— Goal —
Give every line again exactly as it appears, please, but not the pictures.

— Data rows —
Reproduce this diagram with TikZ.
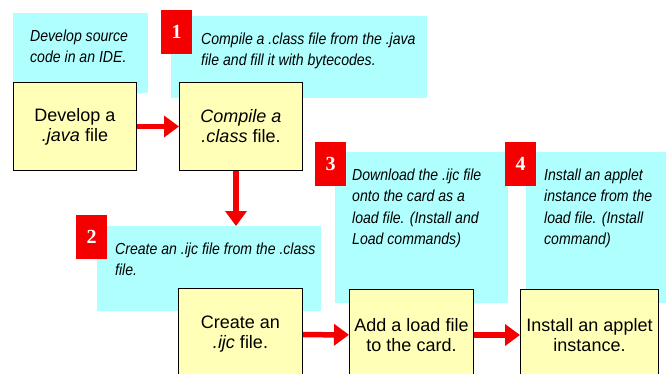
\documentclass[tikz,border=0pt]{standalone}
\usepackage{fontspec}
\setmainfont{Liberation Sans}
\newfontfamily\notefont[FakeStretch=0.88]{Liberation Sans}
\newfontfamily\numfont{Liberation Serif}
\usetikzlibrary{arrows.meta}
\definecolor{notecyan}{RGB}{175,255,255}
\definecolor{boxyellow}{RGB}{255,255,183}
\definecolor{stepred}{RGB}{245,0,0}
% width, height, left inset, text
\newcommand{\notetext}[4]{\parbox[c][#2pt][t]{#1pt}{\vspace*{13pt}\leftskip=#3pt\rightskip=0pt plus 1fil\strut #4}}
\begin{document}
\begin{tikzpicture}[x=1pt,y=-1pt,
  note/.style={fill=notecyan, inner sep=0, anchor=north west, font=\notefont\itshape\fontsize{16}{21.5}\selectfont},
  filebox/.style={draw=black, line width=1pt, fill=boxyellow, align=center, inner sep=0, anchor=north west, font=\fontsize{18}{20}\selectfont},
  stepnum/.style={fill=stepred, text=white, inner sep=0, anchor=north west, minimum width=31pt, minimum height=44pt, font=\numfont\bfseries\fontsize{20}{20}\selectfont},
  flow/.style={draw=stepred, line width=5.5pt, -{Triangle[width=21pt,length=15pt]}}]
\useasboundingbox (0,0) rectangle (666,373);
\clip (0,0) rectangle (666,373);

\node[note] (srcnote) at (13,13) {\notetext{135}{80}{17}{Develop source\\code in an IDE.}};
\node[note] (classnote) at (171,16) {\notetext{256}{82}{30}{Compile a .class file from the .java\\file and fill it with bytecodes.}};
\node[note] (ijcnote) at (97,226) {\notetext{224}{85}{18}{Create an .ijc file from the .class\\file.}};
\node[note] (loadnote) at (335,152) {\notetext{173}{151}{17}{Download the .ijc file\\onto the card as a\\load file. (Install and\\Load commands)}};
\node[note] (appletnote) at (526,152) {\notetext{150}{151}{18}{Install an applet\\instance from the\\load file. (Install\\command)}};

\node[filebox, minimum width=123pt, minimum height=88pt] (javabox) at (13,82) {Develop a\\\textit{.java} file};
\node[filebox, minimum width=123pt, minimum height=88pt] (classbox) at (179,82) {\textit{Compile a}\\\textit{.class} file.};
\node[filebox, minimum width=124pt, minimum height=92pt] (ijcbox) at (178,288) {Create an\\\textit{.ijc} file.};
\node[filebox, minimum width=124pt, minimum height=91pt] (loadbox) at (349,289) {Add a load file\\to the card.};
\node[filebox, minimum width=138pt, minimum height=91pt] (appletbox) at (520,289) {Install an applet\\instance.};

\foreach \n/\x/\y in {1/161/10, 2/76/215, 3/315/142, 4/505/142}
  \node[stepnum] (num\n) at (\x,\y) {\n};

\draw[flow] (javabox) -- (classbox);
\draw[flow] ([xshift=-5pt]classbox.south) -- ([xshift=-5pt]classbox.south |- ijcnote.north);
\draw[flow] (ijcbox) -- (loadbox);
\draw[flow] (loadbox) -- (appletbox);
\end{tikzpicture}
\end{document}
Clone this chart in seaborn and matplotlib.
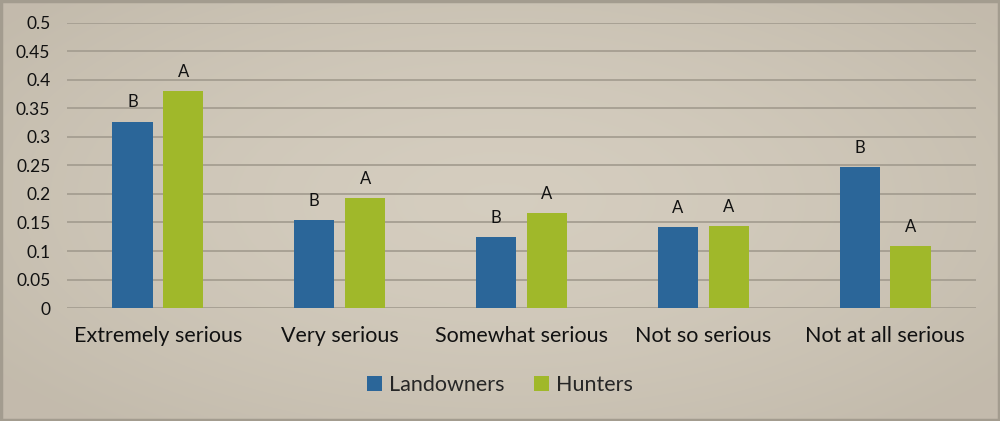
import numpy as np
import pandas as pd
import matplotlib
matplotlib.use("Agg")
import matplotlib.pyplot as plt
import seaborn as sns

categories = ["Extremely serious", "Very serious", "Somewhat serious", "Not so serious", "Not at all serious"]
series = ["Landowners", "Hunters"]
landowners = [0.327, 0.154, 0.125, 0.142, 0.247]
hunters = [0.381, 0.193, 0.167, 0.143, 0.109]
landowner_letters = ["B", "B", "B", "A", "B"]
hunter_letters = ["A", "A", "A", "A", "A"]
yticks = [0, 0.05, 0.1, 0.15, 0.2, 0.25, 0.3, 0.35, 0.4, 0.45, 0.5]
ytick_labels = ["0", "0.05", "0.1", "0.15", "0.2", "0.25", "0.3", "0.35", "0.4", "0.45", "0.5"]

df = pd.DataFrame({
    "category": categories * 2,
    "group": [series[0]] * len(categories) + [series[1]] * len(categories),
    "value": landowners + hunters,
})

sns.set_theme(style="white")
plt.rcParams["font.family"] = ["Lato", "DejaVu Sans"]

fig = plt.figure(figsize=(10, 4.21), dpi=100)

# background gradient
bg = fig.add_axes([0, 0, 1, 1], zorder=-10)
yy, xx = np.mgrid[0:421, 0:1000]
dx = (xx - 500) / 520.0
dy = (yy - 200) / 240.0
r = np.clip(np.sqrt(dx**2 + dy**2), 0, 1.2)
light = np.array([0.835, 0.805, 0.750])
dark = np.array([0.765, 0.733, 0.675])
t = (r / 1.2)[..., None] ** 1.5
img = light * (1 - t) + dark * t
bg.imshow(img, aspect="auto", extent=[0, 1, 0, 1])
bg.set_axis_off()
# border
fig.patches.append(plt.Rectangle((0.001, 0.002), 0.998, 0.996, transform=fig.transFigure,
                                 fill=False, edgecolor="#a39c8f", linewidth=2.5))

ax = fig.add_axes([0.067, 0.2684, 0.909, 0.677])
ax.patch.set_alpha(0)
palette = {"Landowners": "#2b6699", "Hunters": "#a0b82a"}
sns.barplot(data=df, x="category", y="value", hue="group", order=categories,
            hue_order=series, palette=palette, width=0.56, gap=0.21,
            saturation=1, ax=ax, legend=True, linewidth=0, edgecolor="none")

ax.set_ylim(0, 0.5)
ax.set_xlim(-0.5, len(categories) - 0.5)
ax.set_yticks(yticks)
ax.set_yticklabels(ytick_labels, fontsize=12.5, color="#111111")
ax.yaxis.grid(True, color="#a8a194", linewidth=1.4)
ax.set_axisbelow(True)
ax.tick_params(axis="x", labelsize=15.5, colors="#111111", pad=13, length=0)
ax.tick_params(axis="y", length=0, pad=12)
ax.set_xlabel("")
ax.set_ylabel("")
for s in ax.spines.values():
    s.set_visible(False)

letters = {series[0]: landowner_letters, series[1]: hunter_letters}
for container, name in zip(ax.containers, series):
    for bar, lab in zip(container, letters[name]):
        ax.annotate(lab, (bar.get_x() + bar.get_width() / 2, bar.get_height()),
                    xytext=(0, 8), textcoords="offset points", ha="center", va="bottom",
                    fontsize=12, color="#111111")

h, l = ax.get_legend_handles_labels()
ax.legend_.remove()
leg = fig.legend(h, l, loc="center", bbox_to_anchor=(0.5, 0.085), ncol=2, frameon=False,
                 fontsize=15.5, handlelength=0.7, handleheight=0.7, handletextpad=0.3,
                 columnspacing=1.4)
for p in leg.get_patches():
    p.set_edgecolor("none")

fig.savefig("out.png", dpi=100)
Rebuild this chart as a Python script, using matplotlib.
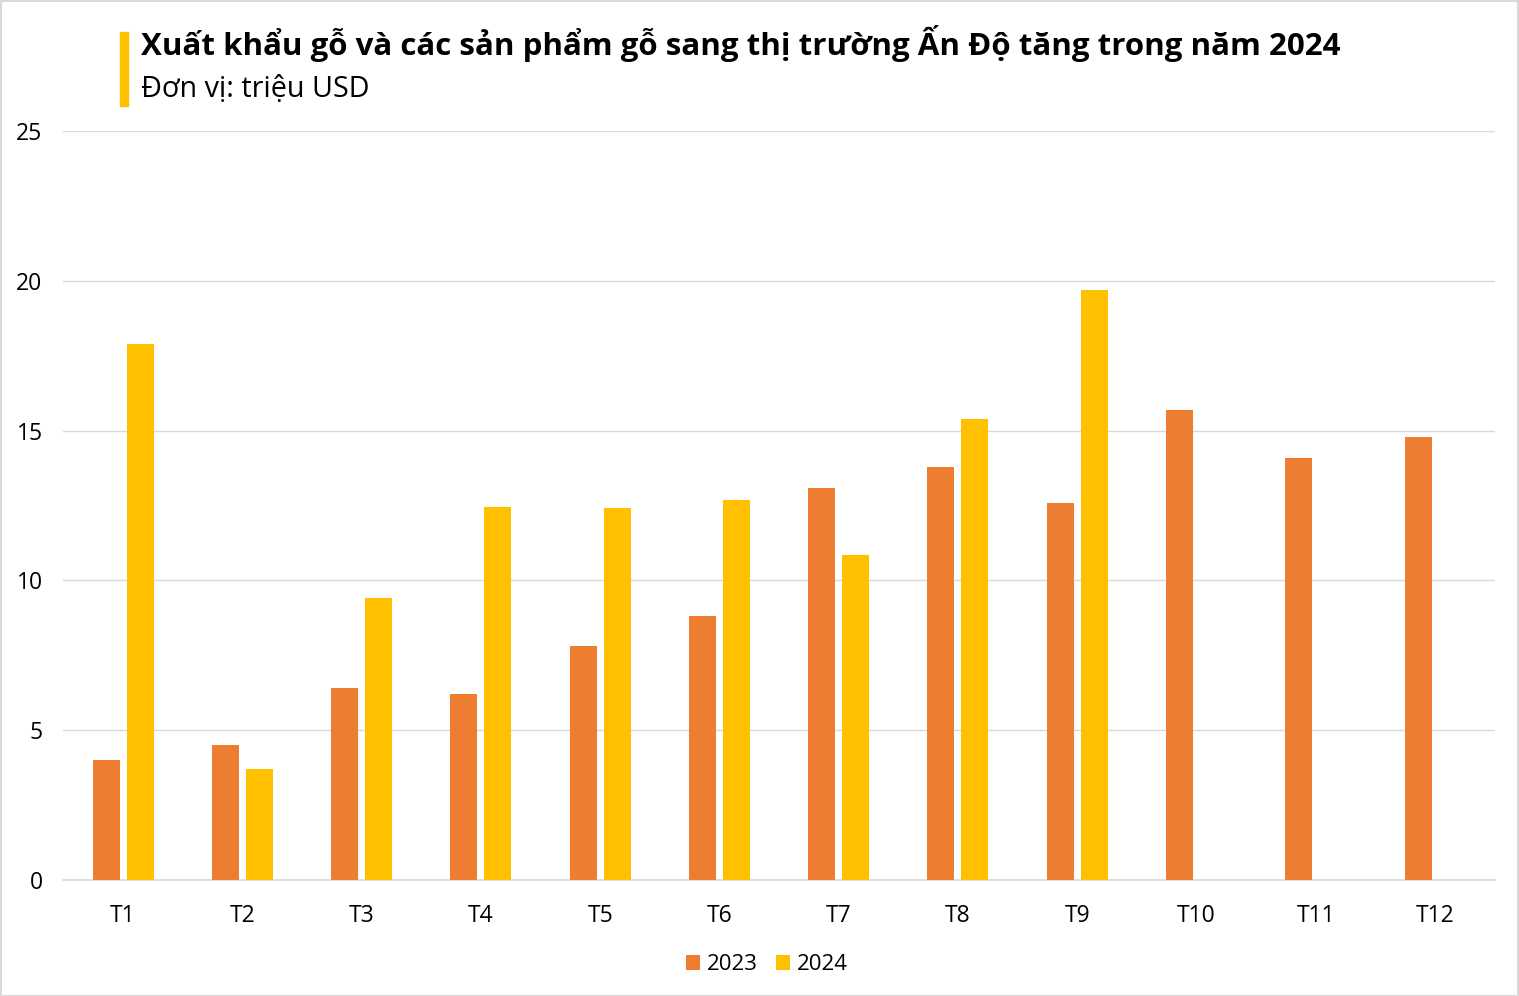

— Task solution —
Reproduce this diagram with TikZ.
\documentclass[tikz,border=0pt]{standalone}
\usepackage{fontspec}
\setmainfont{Liberation Sans}
\newfontfamily\notefont[FakeStretch=0.88]{Liberation Sans}
\newfontfamily\numfont{Liberation Serif}
\usetikzlibrary{arrows.meta}
\definecolor{notecyan}{RGB}{175,255,255}
\definecolor{boxyellow}{RGB}{255,255,183}
\definecolor{stepred}{RGB}{245,0,0}
% width, height, left inset, text
\newcommand{\notetext}[4]{\parbox[c][#2pt][t]{#1pt}{\vspace*{13pt}\leftskip=#3pt\rightskip=0pt plus 1fil\strut #4}}
\begin{document}
\begin{tikzpicture}[x=1pt,y=-1pt,
  note/.style={fill=notecyan, inner sep=0, anchor=north west, font=\notefont\itshape\fontsize{16}{21.5}\selectfont},
  filebox/.style={draw=black, line width=1pt, fill=boxyellow, align=center, inner sep=0, anchor=north west, font=\fontsize{18}{20}\selectfont},
  stepnum/.style={fill=stepred, text=white, inner sep=0, anchor=north west, minimum width=31pt, minimum height=44pt, font=\numfont\bfseries\fontsize{20}{20}\selectfont},
  flow/.style={draw=stepred, line width=5.5pt, -{Triangle[width=21pt,length=15pt]}}]
\useasboundingbox (0,0) rectangle (666,373);
\clip (0,0) rectangle (666,373);

\node[note] (srcnote) at (13,13) {\notetext{135}{80}{17}{Develop source\\code in an IDE.}};
\node[note] (classnote) at (171,16) {\notetext{256}{82}{30}{Compile a .class file from the .java\\file and fill it with bytecodes.}};
\node[note] (ijcnote) at (97,226) {\notetext{224}{85}{18}{Create an .ijc file from the .class\\file.}};
\node[note] (loadnote) at (335,152) {\notetext{173}{151}{17}{Download the .ijc file\\onto the card as a\\load file. (Install and\\Load commands)}};
\node[note] (appletnote) at (526,152) {\notetext{150}{151}{18}{Install an applet\\instance from the\\load file. (Install\\command)}};

\node[filebox, minimum width=123pt, minimum height=88pt] (javabox) at (13,82) {Develop a\\\textit{.java} file};
\node[filebox, minimum width=123pt, minimum height=88pt] (classbox) at (179,82) {\textit{Compile a}\\\textit{.class} file.};
\node[filebox, minimum width=124pt, minimum height=92pt] (ijcbox) at (178,288) {Create an\\\textit{.ijc} file.};
\node[filebox, minimum width=124pt, minimum height=91pt] (loadbox) at (349,289) {Add a load file\\to the card.};
\node[filebox, minimum width=138pt, minimum height=91pt] (appletbox) at (520,289) {Install an applet\\instance.};

\foreach \n/\x/\y in {1/161/10, 2/76/215, 3/315/142, 4/505/142}
  \node[stepnum] (num\n) at (\x,\y) {\n};

\draw[flow] (javabox) -- (classbox);
\draw[flow] ([xshift=-5pt]classbox.south) -- ([xshift=-5pt]classbox.south |- ijcnote.north);
\draw[flow] (ijcbox) -- (loadbox);
\draw[flow] (loadbox) -- (appletbox);
\end{tikzpicture}
\end{document}
Clone this chart in seaborn and matplotlib.
import numpy as np
import pandas as pd
import matplotlib
matplotlib.use("Agg")
import matplotlib.pyplot as plt
import seaborn as sns

categories = ["Extremely serious", "Very serious", "Somewhat serious", "Not so serious", "Not at all serious"]
series = ["Landowners", "Hunters"]
landowners = [0.327, 0.154, 0.125, 0.142, 0.247]
hunters = [0.381, 0.193, 0.167, 0.143, 0.109]
landowner_letters = ["B", "B", "B", "A", "B"]
hunter_letters = ["A", "A", "A", "A", "A"]
yticks = [0, 0.05, 0.1, 0.15, 0.2, 0.25, 0.3, 0.35, 0.4, 0.45, 0.5]
ytick_labels = ["0", "0.05", "0.1", "0.15", "0.2", "0.25", "0.3", "0.35", "0.4", "0.45", "0.5"]

df = pd.DataFrame({
    "category": categories * 2,
    "group": [series[0]] * len(categories) + [series[1]] * len(categories),
    "value": landowners + hunters,
})

sns.set_theme(style="white")
plt.rcParams["font.family"] = ["Lato", "DejaVu Sans"]

fig = plt.figure(figsize=(10, 4.21), dpi=100)

# background gradient
bg = fig.add_axes([0, 0, 1, 1], zorder=-10)
yy, xx = np.mgrid[0:421, 0:1000]
dx = (xx - 500) / 520.0
dy = (yy - 200) / 240.0
r = np.clip(np.sqrt(dx**2 + dy**2), 0, 1.2)
light = np.array([0.835, 0.805, 0.750])
dark = np.array([0.765, 0.733, 0.675])
t = (r / 1.2)[..., None] ** 1.5
img = light * (1 - t) + dark * t
bg.imshow(img, aspect="auto", extent=[0, 1, 0, 1])
bg.set_axis_off()
# border
fig.patches.append(plt.Rectangle((0.001, 0.002), 0.998, 0.996, transform=fig.transFigure,
                                 fill=False, edgecolor="#a39c8f", linewidth=2.5))

ax = fig.add_axes([0.067, 0.2684, 0.909, 0.677])
ax.patch.set_alpha(0)
palette = {"Landowners": "#2b6699", "Hunters": "#a0b82a"}
sns.barplot(data=df, x="category", y="value", hue="group", order=categories,
            hue_order=series, palette=palette, width=0.56, gap=0.21,
            saturation=1, ax=ax, legend=True, linewidth=0, edgecolor="none")

ax.set_ylim(0, 0.5)
ax.set_xlim(-0.5, len(categories) - 0.5)
ax.set_yticks(yticks)
ax.set_yticklabels(ytick_labels, fontsize=12.5, color="#111111")
ax.yaxis.grid(True, color="#a8a194", linewidth=1.4)
ax.set_axisbelow(True)
ax.tick_params(axis="x", labelsize=15.5, colors="#111111", pad=13, length=0)
ax.tick_params(axis="y", length=0, pad=12)
ax.set_xlabel("")
ax.set_ylabel("")
for s in ax.spines.values():
    s.set_visible(False)

letters = {series[0]: landowner_letters, series[1]: hunter_letters}
for container, name in zip(ax.containers, series):
    for bar, lab in zip(container, letters[name]):
        ax.annotate(lab, (bar.get_x() + bar.get_width() / 2, bar.get_height()),
                    xytext=(0, 8), textcoords="offset points", ha="center", va="bottom",
                    fontsize=12, color="#111111")

h, l = ax.get_legend_handles_labels()
ax.legend_.remove()
leg = fig.legend(h, l, loc="center", bbox_to_anchor=(0.5, 0.085), ncol=2, frameon=False,
                 fontsize=15.5, handlelength=0.7, handleheight=0.7, handletextpad=0.3,
                 columnspacing=1.4)
for p in leg.get_patches():
    p.set_edgecolor("none")

fig.savefig("out.png", dpi=100)
Rebuild this chart as a Python script, using matplotlib.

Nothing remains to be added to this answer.